Fehérvár
- Full name: Fehérvár Rugby Club
- Nickname(s): Vadkanok (Boars)
- Founded: 1985
- Location: Székesfehérvár, Hungary
- Ground(s): Köfém pálya
- President: Balázs Mátay
- Coach(es): Ferenc Gyolcsos Gábor Láng
| Team kit |

= Fehérvár RC =

Fehérvár RC is a Hungarian rugby club in Székesfehérvár. They usually play in Nemzeti Bajnokság II, but have opted out of the 2010-11 season, possibly to rebuild the team.

==History==
The club was founded in 1985 when Ferenc Gyolcsos, a former player of the now-defunct Liget SE club in Budapest, moved to the city of Székesfehérvár.

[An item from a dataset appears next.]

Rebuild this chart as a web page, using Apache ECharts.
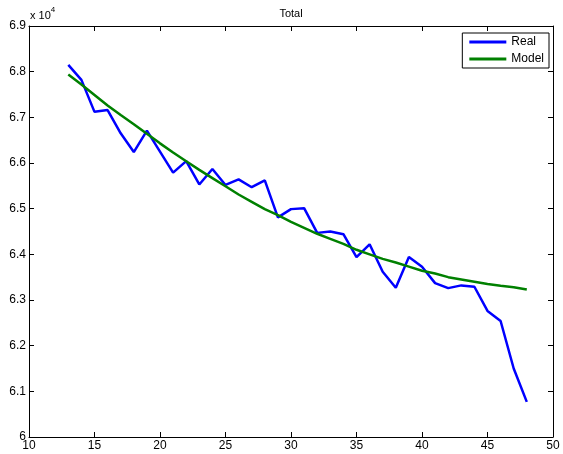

On September 15 of that year fifteen players - Ernő Pleszinger, Tibor Kadlecsik, Sándor Czimmerman, Tamás Hegyi, Péter Barsch, Áron Garab, Ferenc Pálinkás, Tamás Faragó, György Mocsonoki, Zoltán Dávid, Csaba Horváth, Sándor Lázi, Sándor Keresztszegi, István Maróti and Sándor Elek - gathered for training at the Gázgyár pályáján (Gasworks field).

In 1990 the club was the first in Hungary to have junior sides, that provided the senior team with a steady supply of players. The junior team have been very successful, winning eight Junior Championships and 6 Junior Cup titles.